Decent looks, roomy interior, good handling, cheap to run, great warranty
Could do with more power, of course
What is it?
Despite its spicy sounding name, the Kia Picanto started life in 2004 as a fairly bland looking albeit cheaply priced and decently equipped city car. The second version in 2011 took full advantage of the Korean brand’s design awakening, famed German scribbler Peter Schreyer (he designed the original Audi TT, among other things) lending the company’s output some much-needed Euro flair and credibility. Schreyer’s signature move was the introduction of the firm’s ‘tiger nose’ grille, which has become familiar over time but was a bold look when it was first unveiled.
If the second-generation car was on the way up, the third version of the tiny runabout is meeting itself on the way back down – changes between iterations were limited to freshening up detail tweaks, a mark that there are barely any profits to be had in the city car segment. Especially from cars powered by ghastly petrol engines. Kia’s only real answer as rivals go electric has been to introduce stop/start tech to the range, so there’s not much under the bonnet worth boasting about.
It’s a bit of a shame that more people haven’t switched on to the Picanto, though – it shows up to the small car party with pep and fizz that few of its rivals can muster. It’s a hoot to drive around town and plenty practical enough for day-to-day urban life. Take it further afield on longer journeys and you’ll bump into some of the car’s shortcomings, but it’s never been billed as a long-distance cruiser. Although it perhaps falls short in terms of outright quality and dynamics, the car has a lot in its favour, especially when it comes to taking the chore out of everyday city driving.

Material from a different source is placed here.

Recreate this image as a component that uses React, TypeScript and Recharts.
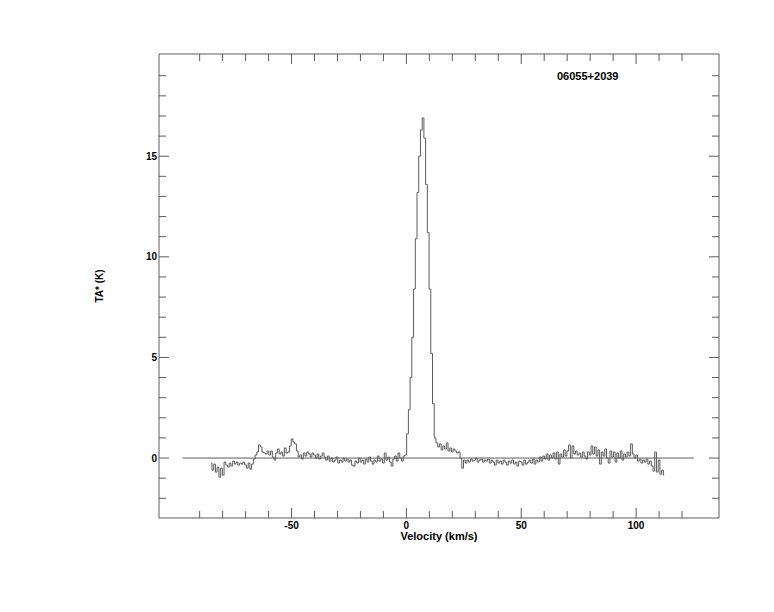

The Picanto range has impressive breadth – 1, 2 and 3-spec cars begin the selection, the former kicking off proceedings at £10,995 and advertising its electric front windows, USB port and Bluetooth with pride. As with most cars, the entry models grab the headlines with their low, low prices, but the sweet spot is higher up the spec list as more of the good stuff becomes available.
The pricier X-Line and X-Line S options sit 15mm higher and come with a few extra bits of cladding stuck on the outside for that faux-SUV look (and a slightly higher hip point for the bingo crowd) – Kia will have you believe a tube of glue and some grey plastic will turn a supermini like the Picanto into a crossover, but let’s not get carried away with ourselves.
At the top of the price sheet you’ve got the GT-Line and GT-Line S cars, which bring the toys and personalisation options that the kids love so much. In fact the top spec cars offer features that you’re surprised to see at this end of the market – options include automatic aircon, cruise control, wireless phone charger, heated seats and wheel, keyless go and a reversing camera. Like with the X-Line cars, we’re supposed to believe that a reprofiled bumper and a few red accents will make a car sporty. Actually the engine makes the biggest difference here, more on which next.
The equipment levels might be baffling, but the engine selection really isn’t – there’s only the single 1.0-litre 3cyl engine available for the Picanto, with five-speed manual or five-speed automatic option. In all but GT-Line guise the motor produces an adequate 66bhp, while the top trim gives you the option of turbocharging the petrol unit for a spicier 99bhp. It’s still not quick, that engine drags the Picanto’s 0–60mph effort below 10 seconds by the skin of its teeth.
Our choice from the range
What's the verdict?
The Picanto has learned from the likes of the Fiat Panda that drivers will forgive a lot inside a car as long as it’s presented in a fun way and is cheap to run. For a first car or something that’s just needed as a runabout, you couldn’t go at all wrong with the Picanto. It’s fun, frugal and feels like great value for money.
Perhaps we’re just getting old, but with the GT-Line models aimed so overtly at younger drivers, we’d probably plump for the X-Line ‘crossover’, which loses none of the urban driving entertainment or decent level of equipment, but does offer a slightly more supple ride thanks to its lofty 15mm height boost.
The Kia Picanto is an impressive all-rounder, and recent tweaks have only served to make it a more enticing prospect.